En Afrique de l’Ouest, un projet de reforestation massive “consumé par la terreur”

Initié en 2007, le projet de la Grande Muraille verte dans la bande sahélienne était censé créer un immense mur de végétation dans le désert, en mobilisant des planteurs d’arbres et des agriculteurs. Mais le projet a été miné par l’expansion de l’extrémisme violent au Burkina Faso, au Niger et au Nigeria, révèle l’enquête d’une cellule d’investigation d’Afrique de l’Ouest.
L’idée d’un “mur de végétation” d’environ 8 000 kilomètres, du Sénégal à Djibouti, pour empêcher l’avancée du désert, a été approuvée par l’Union Africaine en 2007, rappelle la Cellule Norbert Zongo pour le journalisme d’investigation en Afrique de l’Ouest (Cenozo), qui a mené l’enquête avec l’appui du centre Pulitzer.
Cette “Grande Muraille verte” devait être achevée en 2030 et devenir à terme “trois fois plus grand que la Grande Barrière de corail en Australie”, et même “la plus grande structure vivante de la planète”, assure le site.
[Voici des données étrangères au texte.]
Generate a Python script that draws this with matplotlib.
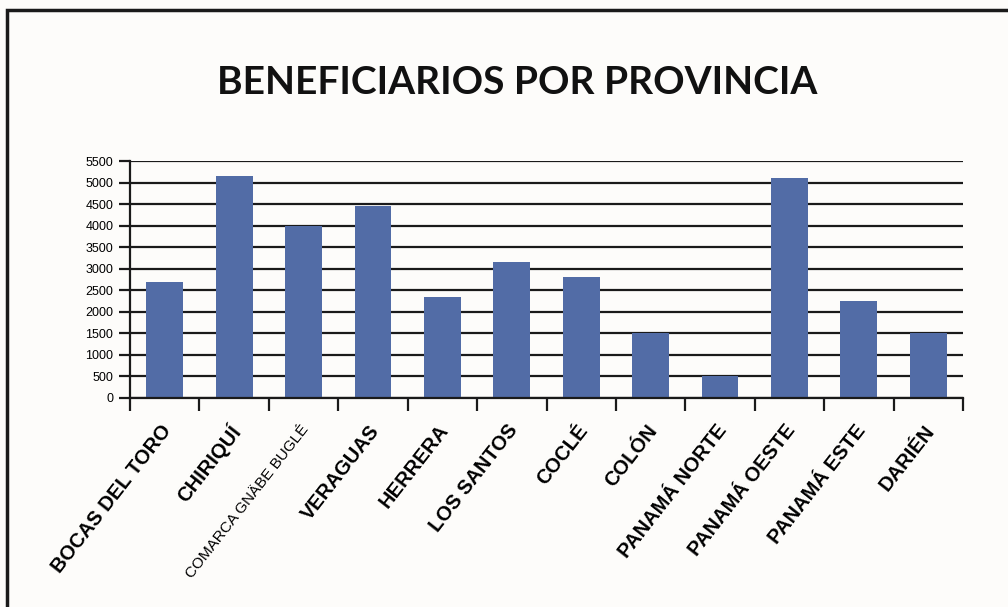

Pensée pour pallier “les effets dévastateurs” du réchauffement climatique via un reboisement massif dans la vaste bande sahélienne, elle n’a finalement jamais vu le jour.
L’enquête de la Cenozo narre “l’ascension et la chute” de la Grande Muraille verte à travers les coups portés à ce projet ambitieux “consumé par la terreur”. Outre la pression de l’homme et de la démographie, la mauvaise gestion et les financements insuffisants, c’est avant tout l’expansion de l’extrémisme violent qui a anéanti les avancées de ce mur végétal dans certaines zones du Nigeria, du Burkina Faso et du Niger.
La Cenozo fait la part belle aux trajectoires de ceux qui y ont cru, et qui se sont investis dans le projet à échelle locale. À l’image du Nigérian Aliyu Garba. Quand on le sollicite en 2020 pour “participer à [la] plantation d’arbres” à Rumfar Akke, un village du nord-ouest du Nigeria, l’homme y voit “une reconnaissance de ses nombreux efforts dans l’agriculture”. Mais il “a failli mourir pendant qu’il arrosait [les plants] deux ans plus tard”. Une incursion d’hommes armés se solde par le pillage du village et son enlèvement, dans la logique “otages contre rançon”. Des faits imputés au “banditisme rural qui dure depuis dix ans”.
Le projet est aussi contrarié dans de nombreux autres États du nord du Nigeria par les violences des insurgés islamistes de Boko Haram ou du groupe armé État islamique en Afrique de l’Ouest (Iswap).
Dans le nord du Burkina Faso, où “les arbustes épineux se courbent sous un vent sahélien incessant”, cinq régions étaient concernées par la reforestation massive.
Là, ce sont les groupes extrémistes affiliés à Al-Qaida au Maghreb islamique qui l’ont sapée. Des communes burkinabè “autrefois dynamiques” dans le cadre de ce projet “sont devenues des fronts de guerre […]. Dans la plupart des endroits, les villageois ont été contraints d’abandonner tout derrière eux […] et les travailleurs de la restauration du couvert végétal contraints de se cacher. […] À Dori et Aribinda, où près de 600 000 jeunes plants ont été plantés entre 2013 et 2015, la plantation a ralenti à un filet”.
Cinq ans avant la fin prévisionnelle du projet, “moins de la moitié de l’objectif a été atteinte”, et les espoirs de le voir aboutir sont maigres, assure la Cenozo.